Media Watch

Steller and DeSimone bicker about boycotts, IBM and Christian bashing

When Arizona Daily Star cartoonist David Fitzsimmons unleashed a Facebook tirade criticizing Christianity, he probably didn't anticipate a ripple effect that enveloped conservative talk show host Chris DeSimone and Daily Star columnist Tim Steller.

Fitzsimmons' comments were pointed out to DeSimone by listeners of Wake Up Tucson, the show he cohosts weekday mornings at 6 a.m. on KVOI AM 1030.

"He just ranted two or three times, and they were just amazing," said DeSimone. "So we said, if you're going to challenge the Christians out there, this guy is a big part of their editorial board. He's not just a cartoonist. I think most people agree he's a big part of where that newspaper goes, so we said, 'Hey, Christians out there, maybe next time your renewal notice comes, or if you're a Christian business owner and the Star comes in and asks if you'd like to spend $4,000 on the newspaper, maybe you should rethink it.'"

That response ticked off Steller, whose short-term answer to DeSimone's suggestion of boycott was to clash with DeSimone through a number of Facebook threads, and in a March 19 column, and threaten to boycott KVOI, highlighted by pulling his contributions from the Bill Buckmaster Show, which airs at noon weekdays on the station.

Buckmaster and KVOI GM Doug Martin convinced Steller to reconsider his appearances on Buckmaster's program, to which Steller agreed.

"After my outburst I talked to Bill and decided that would be better," said Steller.

Meanwhile, Martin wasn't terribly enamored with DeSimone's approach.

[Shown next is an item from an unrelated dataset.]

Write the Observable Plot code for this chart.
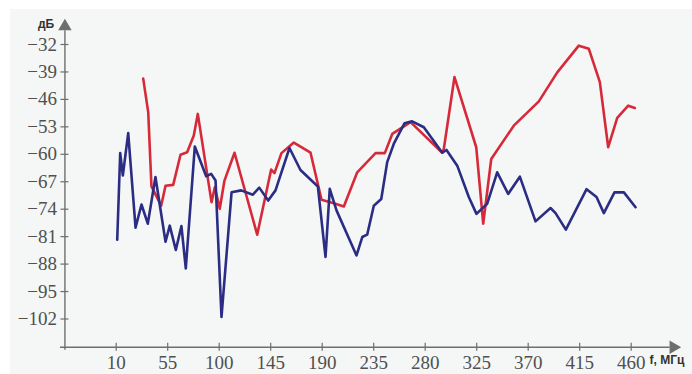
<!DOCTYPE html>
<html><head><meta charset="utf-8">
<script src="https://cdn.jsdelivr.net/npm/d3@7"></script>
<script src="https://cdn.jsdelivr.net/npm/@observablehq/plot@0.6"></script>
<style>
html,body{margin:0;padding:0;background:#fff;}
#wrap{position:relative;width:692px;height:374px;overflow:hidden;}
#bg{position:absolute;left:10px;top:9px;right:0;bottom:0;background:#f4f7f5;}
#chart{position:absolute;left:0;top:0;}
</style></head><body>
<div id="wrap"><div id="bg"></div><div id="chart"></div></div>
<script>
// Blue series: frequency (MHz) and level (dB)
const blueF = [10.9,13.5,15.8,20.5,26.9,32.1,37.6,44.3,53.1,56.8,62.1,67.0,70.8,78.7,88.6,93.0,96.8,102.0,110.8,119.2,129.4,135.0,142.8,149.2,161.4,171.0,186.2,192.9,196.6,202.5,220.0,225.0,229.3,235.1,241.6,246.8,252.6,261.9,268.6,278.8,294.9,298.6,308.0,318.1,324.8,334.2,342.9,352.5,362.7,376.4,389.5,393.9,402.9,421.0,429.7,436.1,445.4,453.6,463.8];
const blueDb = [-81.8,-59.7,-65.4,-54.6,-78.7,-72.8,-77.7,-65.8,-82.3,-78.2,-84.4,-78.3,-89.1,-58.0,-65.6,-65.0,-66.7,-101.5,-69.7,-69.2,-70.3,-68.5,-71.8,-69.2,-58.4,-64.0,-68.2,-86.2,-68.8,-74.3,-85.8,-81.1,-80.5,-73.1,-71.4,-62.0,-57.3,-52.1,-51.6,-53.1,-59.6,-58.9,-62.9,-70.9,-75.2,-72.6,-64.6,-70.1,-65.7,-77.1,-73.7,-75.0,-79.2,-68.9,-70.9,-75.0,-69.7,-69.7,-73.5];
// Red series
const redF = [33.6,38.0,40.8,49.3,53.1,59.8,66.2,72.0,77.8,81.3,93.3,96.2,100.5,104.6,113.4,133.2,145.4,148.3,154.4,165.2,179.8,189.4,200.1,208.9,220.6,236.6,244.7,251.2,267.2,294.9,296.3,305.6,324.6,330.7,337.7,357.4,379.3,395.4,414.2,423.0,432.6,439.9,447.8,457.4,463.2];
const redDb = [-40.7,-49.3,-68.2,-73.1,-68.0,-67.8,-60.1,-59.5,-55.2,-49.7,-72.2,-68.4,-73.9,-66.7,-59.6,-80.5,-63.9,-64.8,-59.7,-57.0,-59.6,-71.6,-72.5,-73.3,-64.6,-59.7,-59.7,-54.8,-51.8,-59.6,-58.6,-40.3,-58.2,-77.7,-61.2,-52.7,-46.5,-39.1,-32.3,-33.1,-41.6,-58.2,-50.7,-47.6,-48.2];
const xTicks = [10,55,100,145,190,235,280,325,370,415,460];
const yTicks = [-32,-39,-46,-53,-60,-67,-74,-81,-88,-95,-102];
const yUnit = "дБ";
const xUnit = "f, МГц";

const blue = blueF.map((f,i)=>({f, db: blueDb[i]}));
const red = redF.map((f,i)=>({f, db: redDb[i]}));

const axX = -34.8;   // where the vertical axis sits (in MHz units)
const axY = -109.2;  // where the horizontal axis sits (in dB units)
const axisColor = "#6e6e6e";
const labelColor = "#505050";
const serif = "Liberation Serif";
const fmt = v => (v < 0 ? "\u2212" + Math.abs(v) : String(v));

const chart = Plot.plot({
  width: 692,
  height: 374,
  style: {background: "transparent", overflow: "visible"},
  x: {domain: [10, 460], range: [115.7, 630.7], axis: null},
  y: {domain: [-102, -32], range: [318.5, 44], axis: null},
  marks: [
    Plot.ruleY([axY], {x1: -38.7, x2: 494, stroke: axisColor, strokeWidth: 1.4}),
    Plot.ruleX([axX], {y1: -110.0, y2: -28.5, stroke: axisColor, strokeWidth: 1.4}),
    Plot.dot([{x: 496.9, y: axY}], {x: "x", y: "y", symbol: "triangle", r: 5, fill: axisColor, stroke: "none", rotate: 90}),
    Plot.dot([{x: axX, y: -27.4}], {x: "x", y: "y", symbol: "triangle", r: 5, fill: axisColor, stroke: "none"}),
    Plot.ruleX(xTicks, {x: d => d, y1: axY - 1.0, y2: axY + 1.0, stroke: axisColor, strokeWidth: 1.2}),
    Plot.ruleY(yTicks, {y: d => d, x1: axX - 3.5, x2: axX + 3.5, stroke: axisColor, strokeWidth: 1.2}),
    Plot.text(xTicks, {x: d => d, y: axY, text: d => fmt(d), dy: 16, lineAnchor: "middle", textAnchor: "middle",
      fontSize: 19, fontFamily: serif, fill: labelColor}),
    Plot.text(yTicks, {x: axX, y: d => d, text: d => fmt(d), dx: -8, lineAnchor: "middle", textAnchor: "end",
      fontSize: 19, fontFamily: serif, fill: labelColor}),
    Plot.text([yUnit], {x: -51.3, y: -26.9, text: d => d, textAnchor: "middle", lineAnchor: "middle",
      fontSize: 12, fontWeight: 600, fontFamily: "Liberation Sans", fill: "#333"}),
    Plot.text([xUnit], {x: 476.0, y: -112.6, text: d => d, textAnchor: "start", lineAnchor: "middle",
      fontSize: 12, fontWeight: 600, fontFamily: "Liberation Sans", fill: "#333"}),
    Plot.line(red, {x: "f", y: "db", stroke: "#d62a3a", strokeWidth: 2.6, strokeLinejoin: "round"}),
    Plot.line(blue, {x: "f", y: "db", stroke: "#2b2d84", strokeWidth: 2.6, strokeLinejoin: "round"})
  ]
});
document.getElementById("chart").appendChild(chart);
</script>
</body></html>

"Personally, I don't agree with the idea of a boycott," Martin said. "David (Fitzsimmons') comments are a separate issue. He's got something in his craw. I know people who have been hurt by Christians and the Church, so I understand that, but I don't agree with the idea of the boycott. David made those comments privately on Facebook, not in the newspaper. Secondly, even if he made those comments in the newspaper it's protected speech and you let people say what they want to say. You don't boycott someone for something you say you disagree with.

"I understand Tim's feeling. That's his employer. You're threatening his livelihood," Martin continued. "I have encouraged Chris to just ease off, but he's going to do what he's going to do, and it's the same thing I said to Tim. You wouldn't want your publisher to tell you what to write, and in this case you don't want station management to tell you what to say. If he did something slanderous or libelous, that's one thing, but other than that it's opinion radio and you let people talk."

The war of words could have stopped there, but instead went a step further when in a March 19 column headlined "Let's End Old Businessmen's Tale About IBM," Steller unloaded on Wake Up Tucson (which he referred to as "The Daily Complaint)," and DeSimone in particular, over a column DeSimone wrote for Inside Tucson Business in 2013. Steller claims the timing of the boycott back-and-forth and the IBM column was not connected, even though they occurred within the same week. According to Steller, the column was designed to stop the spread of an oft-discussed falsehood related to the city's role in the departure of a major private employer.

"In my mind there's no statute of limitations on correcting an error," Steller said. "They don't get to just kind of shrug it off because they published it two years ago. When they're continuing to perpetuate it (on their radio show) year after year and month after month, then it's open for correction at any point. My problem with them is, I think they operate in an echo chamber, which reinforces their preconceived beliefs, and this little episode exposed that because they were willing to believe and perpetuate something that was not true and in retrospect should have been obvious as false. They were saying the city of Tucson was taxing their business, which was outside the city of Tucson. It's not possible. The particular type of tax was not feasible."

The timing of the column, which focuses on an incident that occurred in the 1980s, but came on the heels of harsh Facebook exchanges, did not go unnoticed by DeSimone.

"Like I said on the air, we know it took a lot of work for him (to write that column)," DeSimone said. "First he had to track down (former mayor) Tom Volgy, who was out of the country. We would like (Steller) to use his amazing investigative powers on trying to solve Tucson's problems from this decade, like our disgusting poverty and the idea the roads are starting to look the way they are. Can you use your investigative skills for this decade? That would be good."

Steller said, "If you listen to them, if you read them, they want to be taken seriously, and I'm cool with that, but you have to be open to having their version of events checked. That's part of playing in the public sphere. If they really want to be taken seriously, then they need to be held to some standard, and that's what I tried to do. There are a lot of things in Tucson's history that we like to dwell on, and some of them are true and we really screwed them up and some of them are only partly true. In this case I just wanted to call out one of their out and out falsehoods."

While other varying perspectives will undoubtedly crop up between a liberal newspaper columnist and conservative talk show host, DeSimone hopes this war of words, via radio, newspaper and social media, has run its course.